Make a creative movement: five simple steps

1. Find an object

The first step is finding an object that you wish to use as your inspiration. This will inspire the type of movement you create. 

Example: I will use a cactus which I have on my window.

2. Identify four characteristics of your object

Take a moment to look in detail at the object. What is it made from? What is its shape? Think about what common adjectives might be used to describe it.

Example (cactus): spiky, round, fat, pointy.

3. Create a still position for each of your four characteristics

In this step, you are translating the adjective into a movement. 

Example (cactus):

Spiky could be an extreme use of arms and legs

Round could be a shape with my arms

Fat could be a full body sumo style shape

Pointy could be a literal action with my fingers.
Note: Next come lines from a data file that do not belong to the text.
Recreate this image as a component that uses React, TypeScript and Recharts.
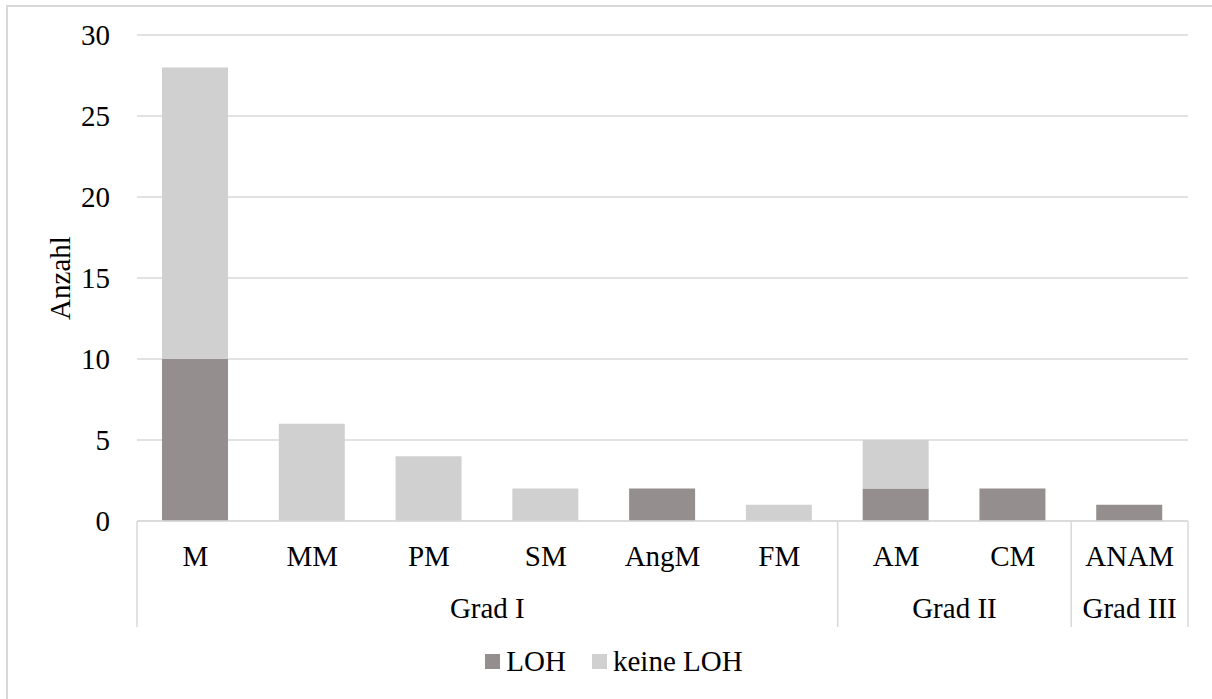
import { Bar, BarChart, CartesianGrid, Legend, XAxis, YAxis } from "recharts";

const categories = ["M", "MM", "PM", "SM", "AngM", "FM", "AM", "CM", "ANAM"];
const grades = ["Grad I", "Grad I", "Grad I", "Grad I", "Grad I", "Grad I", "Grad II", "Grad II", "Grad III"];
const lohValues = [10, 0, 0, 0, 2, 0, 2, 2, 1];
const keineLohValues = [18, 6, 4, 2, 0, 1, 3, 0, 0];
const yTicks = [0, 5, 10, 15, 20, 25, 30];

const data = categories.map((name, i) => ({
  name,
  grad: grades[i],
  loh: lohValues[i],
  keine: keineLohValues[i],
}));

const W = 1212;
const H = 699;
const MARGIN = { top: 35, right: 24, left: 0, bottom: 72 };
const Y_AXIS_W = 137;
const X_AXIS_H = 106;
const BAND = (W - MARGIN.left - MARGIN.right - Y_AXIS_W) / categories.length;

const FONT = "'Liberation Serif', 'Times New Roman', serif";
const FONT_SIZE = 29;
const LINE = "#d9d9d9";
const DARK = "#948f8e";
const LIGHT = "#d0d0d0";

// two-level category axis: item label, then the grade label spanning its group,
// with separators at group edges
function GroupedTick(props: any) {
  const { x, y, payload, index } = props;
  const grad = grades[index];
  const first = index === 0 || grades[index - 1] !== grad;
  const last = index === grades.length - 1;
  let span = 0;
  while (grades[index + span] === grad) span++;
  const left = x - BAND / 2;
  return (
    <g>
      <text x={x} y={y + 45} textAnchor="middle" fontFamily={FONT} fontSize={FONT_SIZE} fill="#000">
        {payload.value}
      </text>
      {first && (
        <>
          <line x1={left} x2={left} y1={y} y2={y + X_AXIS_H} stroke={LINE} strokeWidth={1.5} />
          <text
            x={left + (span * BAND) / 2}
            y={y + 97}
            textAnchor="middle"
            fontFamily={FONT}
            fontSize={FONT_SIZE}
            fill="#000"
          >
            {grad}
          </text>
        </>
      )}
      {last && (
        <line x1={x + BAND / 2} x2={x + BAND / 2} y1={y} y2={y + X_AXIS_H} stroke={LINE} strokeWidth={1.5} />
      )}
    </g>
  );
}

function AxisTitle(props: any) {
  const { viewBox } = props;
  const cx = 60;
  const cy = viewBox.y + viewBox.height / 2;
  return (
    <text
      x={cx}
      y={cy}
      transform={`rotate(-90 ${cx} ${cy})`}
      textAnchor="middle"
      dominantBaseline="central"
      fontFamily={FONT}
      fontSize={FONT_SIZE}
      fill="#000"
    >
      Anzahl
    </text>
  );
}

const legendItems = [
  { label: "LOH", color: DARK },
  { label: "keine LOH", color: LIGHT },
];

function LegendContent() {
  return (
    <div
      style={{
        display: "flex",
        justifyContent: "center",
        alignItems: "center",
        gap: 26,
        fontFamily: FONT,
        fontSize: FONT_SIZE,
        color: "#000",
        paddingLeft: 16,
      }}
    >
      {legendItems.map((it) => (
        <div key={it.label} style={{ display: "flex", alignItems: "center", gap: 6 }}>
          <div style={{ width: 15, height: 15, background: it.color }} />
          <span>{it.label}</span>
        </div>
      ))}
    </div>
  );
}

export default function App() {
  return (
    <div style={{ position: "fixed", left: 0, top: 0, width: W, height: H, background: "#fff", overflow: "hidden" }}>
      <div
        style={{
          position: "absolute",
          left: 6,
          top: 5,
          width: W,
          height: H,
          borderLeft: `2px solid ${LINE}`,
          borderTop: `2px solid ${LINE}`,
        }}
      />
      <BarChart width={W} height={H} data={data} margin={MARGIN} barSize={66}>
        <CartesianGrid vertical={false} stroke={LINE} strokeWidth={1.5} />
        <XAxis
          dataKey="name"
          height={X_AXIS_H}
          axisLine={{ stroke: LINE, strokeWidth: 1.5 }}
          tickLine={false}
          tickSize={0}
          tickMargin={0}
          interval={0}
          tick={<GroupedTick />}
        />
        <YAxis
          width={Y_AXIS_W}
          domain={[0, 30]}
          ticks={yTicks}
          axisLine={false}
          tickLine={false}
          tickMargin={21}
          tick={{ fill: "#000", fontSize: FONT_SIZE, fontFamily: FONT }}
          label={{ content: <AxisTitle /> }}
        />
        <Legend
          layout="horizontal"
          verticalAlign="middle"
          align="center"
          content={<LegendContent />}
          wrapperStyle={{ top: 645, left: 0, width: W }}
        />
        <Bar dataKey="loh" name="LOH" stackId="a" fill={DARK} isAnimationActive={false} />
        <Bar dataKey="keine" name="keine LOH" stackId="a" fill={LIGHT} isAnimationActive={false} />
      </BarChart>
    </div>
  );
}
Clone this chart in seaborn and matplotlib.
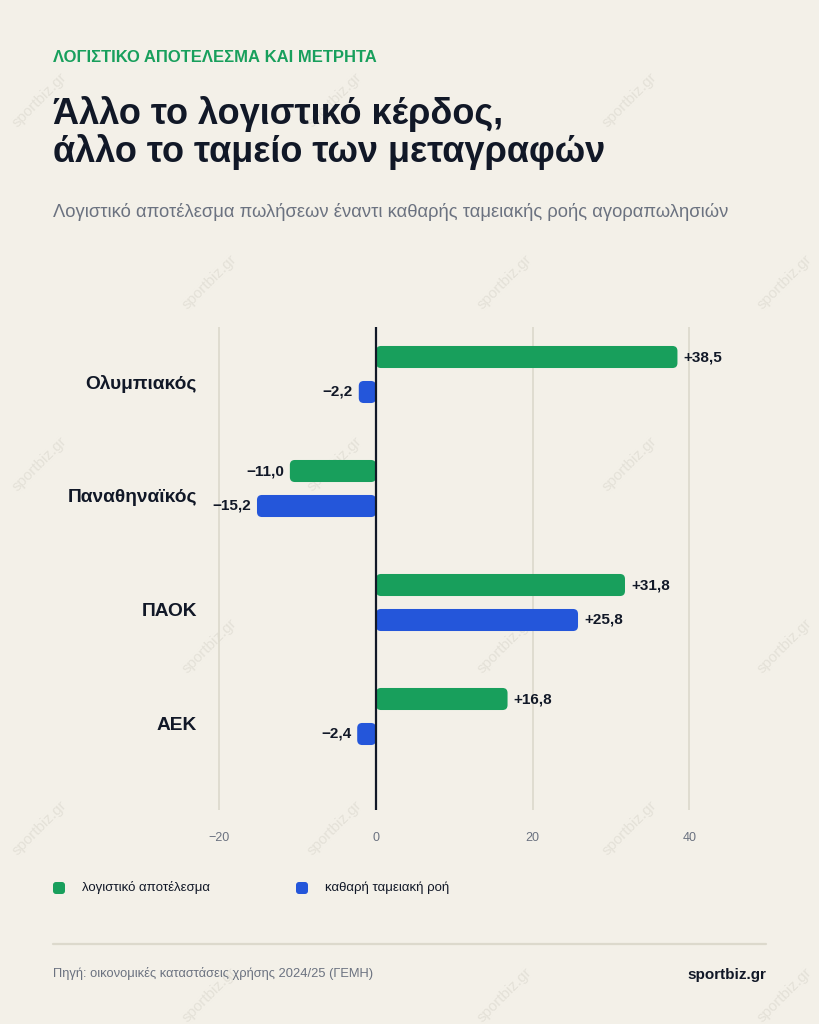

4. Now we will try and make the static stance into a move

In this step, you want to be thinking about how to transform your static pose into something that is lyrical and active. Be aware of the different parts of you body as they move.

Example (cactus):

The spiky arms and legs can change positions

I could spin around while making the round shape

The fat sumo could try and walk

Pointed fingers could happen in multiple directions and repeat.

5. Add this to music

Put on a song that you enjoy listening to. Try to make each of the movements last between 4 to 8 counts. Make sure your movements happen on the beat of the music. Link all the movements together so they run in one continuous sequence. You can repeat as many times as you like.

Now that you have this small movement phrase as your base inspiration, you can modify the movement in any way you like to fit the music better (or to fit the feeling of the music better). You can also repeat this with many different objects to create longer dance phrases.